Please copy all the lines that follow, word for word.

====

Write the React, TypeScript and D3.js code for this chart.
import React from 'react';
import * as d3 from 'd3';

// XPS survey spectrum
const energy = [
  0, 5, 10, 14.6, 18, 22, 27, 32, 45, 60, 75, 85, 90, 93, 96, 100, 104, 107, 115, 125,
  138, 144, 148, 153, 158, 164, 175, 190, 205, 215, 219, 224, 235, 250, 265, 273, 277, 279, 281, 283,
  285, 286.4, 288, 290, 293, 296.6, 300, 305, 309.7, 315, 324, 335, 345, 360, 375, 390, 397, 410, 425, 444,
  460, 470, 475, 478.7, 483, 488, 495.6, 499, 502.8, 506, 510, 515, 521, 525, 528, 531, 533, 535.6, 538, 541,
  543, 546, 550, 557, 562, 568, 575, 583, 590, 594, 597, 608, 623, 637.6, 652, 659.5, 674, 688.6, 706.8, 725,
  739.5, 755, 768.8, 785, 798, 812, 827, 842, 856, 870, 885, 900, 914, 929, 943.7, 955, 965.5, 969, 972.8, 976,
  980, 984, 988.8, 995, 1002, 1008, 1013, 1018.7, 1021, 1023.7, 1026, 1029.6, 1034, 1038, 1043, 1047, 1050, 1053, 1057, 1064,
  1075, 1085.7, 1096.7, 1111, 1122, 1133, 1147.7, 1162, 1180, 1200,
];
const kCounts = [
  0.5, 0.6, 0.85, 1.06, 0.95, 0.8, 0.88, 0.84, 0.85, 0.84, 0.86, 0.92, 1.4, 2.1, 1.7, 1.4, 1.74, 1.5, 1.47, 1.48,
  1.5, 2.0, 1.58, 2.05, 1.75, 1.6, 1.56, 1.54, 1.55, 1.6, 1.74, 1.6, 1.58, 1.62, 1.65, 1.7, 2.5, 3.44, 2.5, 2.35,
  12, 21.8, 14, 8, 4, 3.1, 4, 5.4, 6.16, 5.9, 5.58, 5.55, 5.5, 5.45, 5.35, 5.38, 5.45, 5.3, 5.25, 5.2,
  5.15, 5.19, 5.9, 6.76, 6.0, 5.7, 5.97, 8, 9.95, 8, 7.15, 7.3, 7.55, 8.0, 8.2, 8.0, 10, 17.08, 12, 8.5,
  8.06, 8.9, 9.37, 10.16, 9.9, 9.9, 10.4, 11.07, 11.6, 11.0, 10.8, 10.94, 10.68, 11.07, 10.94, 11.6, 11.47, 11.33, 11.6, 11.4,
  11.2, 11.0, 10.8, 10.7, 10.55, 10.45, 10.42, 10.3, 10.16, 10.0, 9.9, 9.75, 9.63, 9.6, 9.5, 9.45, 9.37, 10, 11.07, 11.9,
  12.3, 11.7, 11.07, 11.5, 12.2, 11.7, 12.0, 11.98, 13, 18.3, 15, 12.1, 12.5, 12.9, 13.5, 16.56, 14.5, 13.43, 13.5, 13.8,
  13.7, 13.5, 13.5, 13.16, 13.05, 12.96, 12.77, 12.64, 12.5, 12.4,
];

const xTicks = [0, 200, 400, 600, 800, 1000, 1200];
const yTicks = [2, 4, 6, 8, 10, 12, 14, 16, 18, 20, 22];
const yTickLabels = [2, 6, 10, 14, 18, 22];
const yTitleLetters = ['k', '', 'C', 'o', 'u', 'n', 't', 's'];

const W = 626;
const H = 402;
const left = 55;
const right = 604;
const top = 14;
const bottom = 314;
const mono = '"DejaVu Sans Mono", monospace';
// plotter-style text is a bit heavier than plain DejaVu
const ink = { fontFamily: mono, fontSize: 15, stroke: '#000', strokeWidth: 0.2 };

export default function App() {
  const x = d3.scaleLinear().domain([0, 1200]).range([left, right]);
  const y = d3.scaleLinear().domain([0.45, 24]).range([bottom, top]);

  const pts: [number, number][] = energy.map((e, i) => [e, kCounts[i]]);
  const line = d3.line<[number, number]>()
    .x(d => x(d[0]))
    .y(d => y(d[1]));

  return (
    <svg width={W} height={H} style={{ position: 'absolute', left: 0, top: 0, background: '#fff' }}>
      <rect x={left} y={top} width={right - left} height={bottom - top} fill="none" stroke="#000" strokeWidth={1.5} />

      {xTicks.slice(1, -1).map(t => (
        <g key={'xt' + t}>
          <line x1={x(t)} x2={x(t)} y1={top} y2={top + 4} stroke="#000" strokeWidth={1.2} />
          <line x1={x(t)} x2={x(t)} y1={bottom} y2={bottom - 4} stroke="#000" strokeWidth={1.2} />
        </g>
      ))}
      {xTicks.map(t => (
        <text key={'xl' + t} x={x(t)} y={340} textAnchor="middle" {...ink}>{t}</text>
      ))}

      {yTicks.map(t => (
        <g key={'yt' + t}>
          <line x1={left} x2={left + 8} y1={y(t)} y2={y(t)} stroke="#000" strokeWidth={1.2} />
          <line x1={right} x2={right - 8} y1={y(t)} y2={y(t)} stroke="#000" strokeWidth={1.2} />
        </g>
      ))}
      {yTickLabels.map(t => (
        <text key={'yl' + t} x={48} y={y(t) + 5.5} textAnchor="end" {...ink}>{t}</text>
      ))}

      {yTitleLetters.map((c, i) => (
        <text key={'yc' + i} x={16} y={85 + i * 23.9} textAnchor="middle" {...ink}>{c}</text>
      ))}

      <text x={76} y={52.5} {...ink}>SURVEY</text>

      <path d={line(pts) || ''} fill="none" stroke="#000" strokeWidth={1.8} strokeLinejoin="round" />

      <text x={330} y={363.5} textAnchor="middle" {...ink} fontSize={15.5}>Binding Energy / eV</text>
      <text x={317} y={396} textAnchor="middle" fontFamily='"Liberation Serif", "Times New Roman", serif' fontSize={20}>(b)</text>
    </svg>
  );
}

====

**Final answer:**
Write the React, TypeScript and D3.js code for this chart.
import React from 'react';
import * as d3 from 'd3';

// XPS survey spectrum
const energy = [
  0, 5, 10, 14.6, 18, 22, 27, 32, 45, 60, 75, 85, 90, 93, 96, 100, 104, 107, 115, 125,
  138, 144, 148, 153, 158, 164, 175, 190, 205, 215, 219, 224, 235, 250, 265, 273, 277, 279, 281, 283,
  285, 286.4, 288, 290, 293, 296.6, 300, 305, 309.7, 315, 324, 335, 345, 360, 375, 390, 397, 410, 425, 444,
  460, 470, 475, 478.7, 483, 488, 495.6, 499, 502.8, 506, 510, 515, 521, 525, 528, 531, 533, 535.6, 538, 541,
  543, 546, 550, 557, 562, 568, 575, 583, 590, 594, 597, 608, 623, 637.6, 652, 659.5, 674, 688.6, 706.8, 725,
  739.5, 755, 768.8, 785, 798, 812, 827, 842, 856, 870, 885, 900, 914, 929, 943.7, 955, 965.5, 969, 972.8, 976,
  980, 984, 988.8, 995, 1002, 1008, 1013, 1018.7, 1021, 1023.7, 1026, 1029.6, 1034, 1038, 1043, 1047, 1050, 1053, 1057, 1064,
  1075, 1085.7, 1096.7, 1111, 1122, 1133, 1147.7, 1162, 1180, 1200,
];
const kCounts = [
  0.5, 0.6, 0.85, 1.06, 0.95, 0.8, 0.88, 0.84, 0.85, 0.84, 0.86, 0.92, 1.4, 2.1, 1.7, 1.4, 1.74, 1.5, 1.47, 1.48,
  1.5, 2.0, 1.58, 2.05, 1.75, 1.6, 1.56, 1.54, 1.55, 1.6, 1.74, 1.6, 1.58, 1.62, 1.65, 1.7, 2.5, 3.44, 2.5, 2.35,
  12, 21.8, 14, 8, 4, 3.1, 4, 5.4, 6.16, 5.9, 5.58, 5.55, 5.5, 5.45, 5.35, 5.38, 5.45, 5.3, 5.25, 5.2,
  5.15, 5.19, 5.9, 6.76, 6.0, 5.7, 5.97, 8, 9.95, 8, 7.15, 7.3, 7.55, 8.0, 8.2, 8.0, 10, 17.08, 12, 8.5,
  8.06, 8.9, 9.37, 10.16, 9.9, 9.9, 10.4, 11.07, 11.6, 11.0, 10.8, 10.94, 10.68, 11.07, 10.94, 11.6, 11.47, 11.33, 11.6, 11.4,
  11.2, 11.0, 10.8, 10.7, 10.55, 10.45, 10.42, 10.3, 10.16, 10.0, 9.9, 9.75, 9.63, 9.6, 9.5, 9.45, 9.37, 10, 11.07, 11.9,
  12.3, 11.7, 11.07, 11.5, 12.2, 11.7, 12.0, 11.98, 13, 18.3, 15, 12.1, 12.5, 12.9, 13.5, 16.56, 14.5, 13.43, 13.5, 13.8,
  13.7, 13.5, 13.5, 13.16, 13.05, 12.96, 12.77, 12.64, 12.5, 12.4,
];

const xTicks = [0, 200, 400, 600, 800, 1000, 1200];
const yTicks = [2, 4, 6, 8, 10, 12, 14, 16, 18, 20, 22];
const yTickLabels = [2, 6, 10, 14, 18, 22];
const yTitleLetters = ['k', '', 'C', 'o', 'u', 'n', 't', 's'];

const W = 626;
const H = 402;
const left = 55;
const right = 604;
const top = 14;
const bottom = 314;
const mono = '"DejaVu Sans Mono", monospace';
// plotter-style text is a bit heavier than plain DejaVu
const ink = { fontFamily: mono, fontSize: 15, stroke: '#000', strokeWidth: 0.2 };

export default function App() {
  const x = d3.scaleLinear().domain([0, 1200]).range([left, right]);
  const y = d3.scaleLinear().domain([0.45, 24]).range([bottom, top]);

  const pts: [number, number][] = energy.map((e, i) => [e, kCounts[i]]);
  const line = d3.line<[number, number]>()
    .x(d => x(d[0]))
    .y(d => y(d[1]));

  return (
    <svg width={W} height={H} style={{ position: 'absolute', left: 0, top: 0, background: '#fff' }}>
      <rect x={left} y={top} width={right - left} height={bottom - top} fill="none" stroke="#000" strokeWidth={1.5} />

      {xTicks.slice(1, -1).map(t => (
        <g key={'xt' + t}>
          <line x1={x(t)} x2={x(t)} y1={top} y2={top + 4} stroke="#000" strokeWidth={1.2} />
          <line x1={x(t)} x2={x(t)} y1={bottom} y2={bottom - 4} stroke="#000" strokeWidth={1.2} />
        </g>
      ))}
      {xTicks.map(t => (
        <text key={'xl' + t} x={x(t)} y={340} textAnchor="middle" {...ink}>{t}</text>
      ))}

      {yTicks.map(t => (
        <g key={'yt' + t}>
          <line x1={left} x2={left + 8} y1={y(t)} y2={y(t)} stroke="#000" strokeWidth={1.2} />
          <line x1={right} x2={right - 8} y1={y(t)} y2={y(t)} stroke="#000" strokeWidth={1.2} />
        </g>
      ))}
      {yTickLabels.map(t => (
        <text key={'yl' + t} x={48} y={y(t) + 5.5} textAnchor="end" {...ink}>{t}</text>
      ))}

      {yTitleLetters.map((c, i) => (
        <text key={'yc' + i} x={16} y={85 + i * 23.9} textAnchor="middle" {...ink}>{c}</text>
      ))}

      <text x={76} y={52.5} {...ink}>SURVEY</text>

      <path d={line(pts) || ''} fill="none" stroke="#000" strokeWidth={1.8} strokeLinejoin="round" />

      <text x={330} y={363.5} textAnchor="middle" {...ink} fontSize={15.5}>Binding Energy / eV</text>
      <text x={317} y={396} textAnchor="middle" fontFamily='"Liberation Serif", "Times New Roman", serif' fontSize={20}>(b)</text>
    </svg>
  );
}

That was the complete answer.